Much to my regret, I'm just too young for the 1970 World Cup. I was only five and I'm not sure we had a TV at the time - but I do remember the sticker album like it was yesterday.

A neighbour a couple of years older was collecting, and he gave me some of his swaps. The first one I received was a Peruvian, Ramon Mifflin if memory serves me right, staring seriously at the camera in that striking white shirt with the red sash.

I had no album to stick it in, but that image always stuck in my mind. For someone who didn't make it out of England until he was 23 - my dad reached 84 without getting further than Dublin - that picture from Peru symbolised everything that was exotic and fascinating about international football.
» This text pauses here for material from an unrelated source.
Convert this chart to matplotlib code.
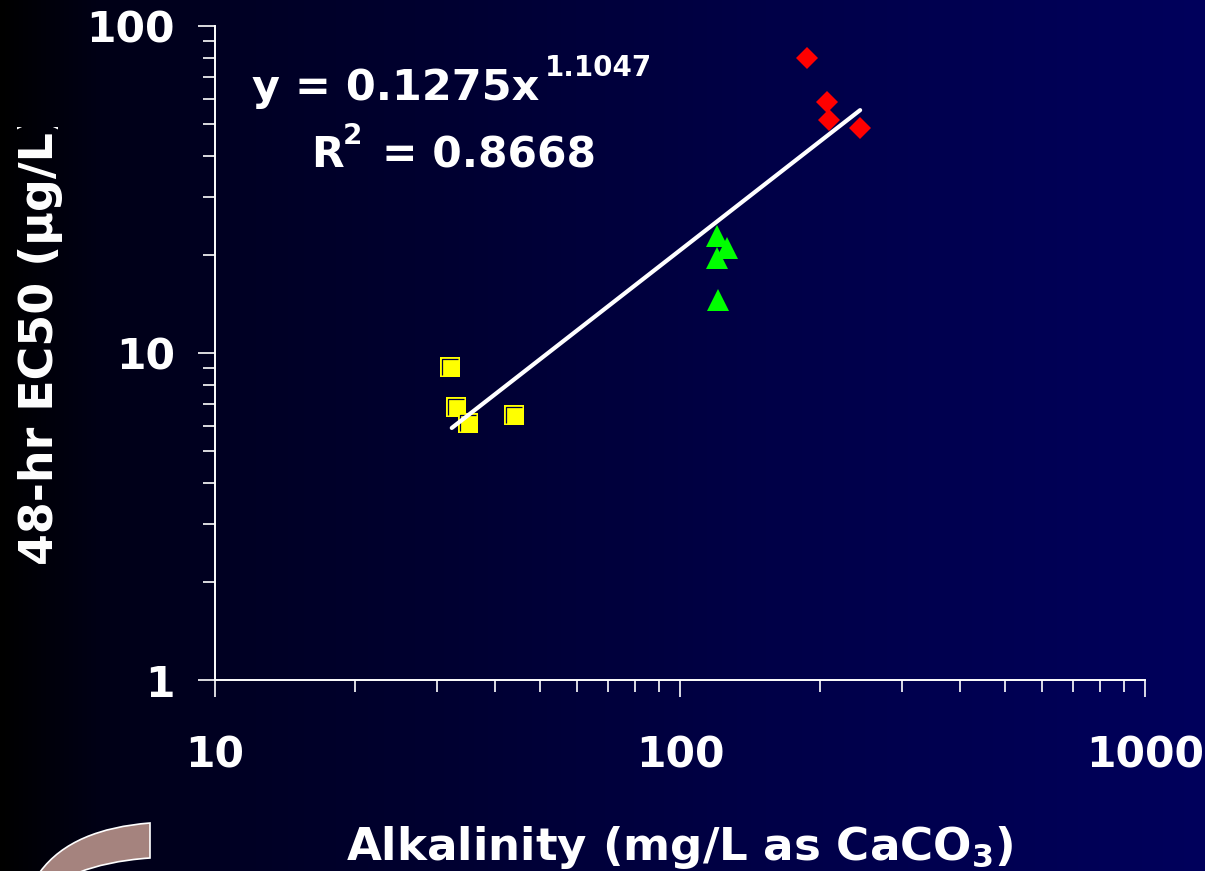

A year later when the 1971/2 season kicked off I started my own collection of First Division stickers. Apparently it did wonders for my reading, though I dread to think what words I picked up. This was before the globalised days of Panini, when you got a quaint little biography about the players, and it was a world full of 'veteran custodians' and 'crafty schemers who made their bow against Charlton Athletic in 1959'.

Somehow the mundane and the domestic never gripped me as much as the World Cup album. I waited impatiently for 1974 to come round so a new one would come out, and was then heartbroken to see that Peru weren't involved.

But I did have a chance to collect them in 1978, was too busy being an adolescent to collect them in 82, and since then there has been no need.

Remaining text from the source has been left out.